Video courtesy of Nancy Kusky of Goldendale TV. Don’t forget to Subscribe to her Youtube channel.
The Goldendale City Council met Monday, October 19 for the first time in a month, since the last scheduled meeting two weeks ago had to be cancelled due to an Internet failure. The bulk of the meeting was devoted to a presentation on the KVH hospital bond on ballot for the November election. Leslie Hiebert, CEO, told the council that following the failure of last year’s bond, this one has been trimmed by about one third. If passed, the hospital would gain an upgrade to the surgical center, which was last modified more than 50 years ago, as well as new acute care quarters and space for 15 long-term care beds.
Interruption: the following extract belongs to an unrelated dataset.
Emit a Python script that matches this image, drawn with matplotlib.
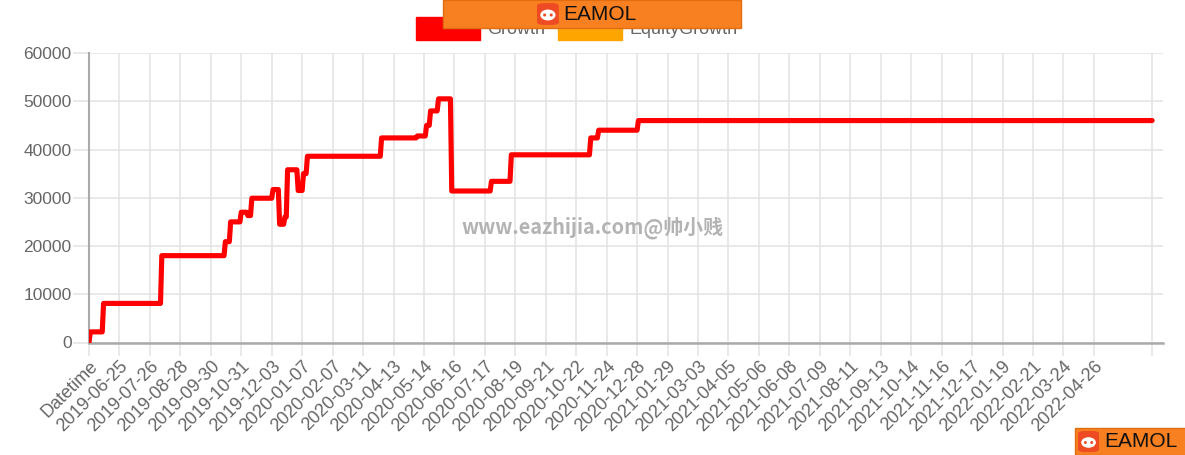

There are currently no long-term care facilities in Klickitat County – no nursing homes and no assisted living facilities.
“Right now, the current bond that gets paid off in December is about 44 cents per thousand,” Hiebert said, “and it will be about 67 cents per thousand for the proposed project, so it’s about an increase of $3.83 per month on a $200,000 house.”
That prompted Councilor Kevin Feiock to say “I don’t think the cost of a Big Mac is worth putting someone through a ride to Portland or Yakima or wherever they may be shipped off to.”
He noted that his roommate had to take one of those trips to Portland and it contributed significantly to a total hospital bill of over $100,000.
In other items, City Administrator Larry Bellamy made brief presentation on a proposed preliminary budget that he said would be based on the current budget with no big changes.
And Mayor Canon reminded people that there were no organized activities for Halloween this year, including no Trunk or Treat, and urged extra safety precautions for kids who ventured out for trick-or-treating.
That prompted Councilor Loren Meagher to wonder if the city could come up with an something on resident’s doors, making it clear whether or not they’re receptive “to the kids stopping and doing their Halloween traditions.”
Whether it would be something as simple as turning off the porch light for those who don’t want contact or some other indicator, the council seemed receptive to figuring out an idea to provide clarity to those venturing out.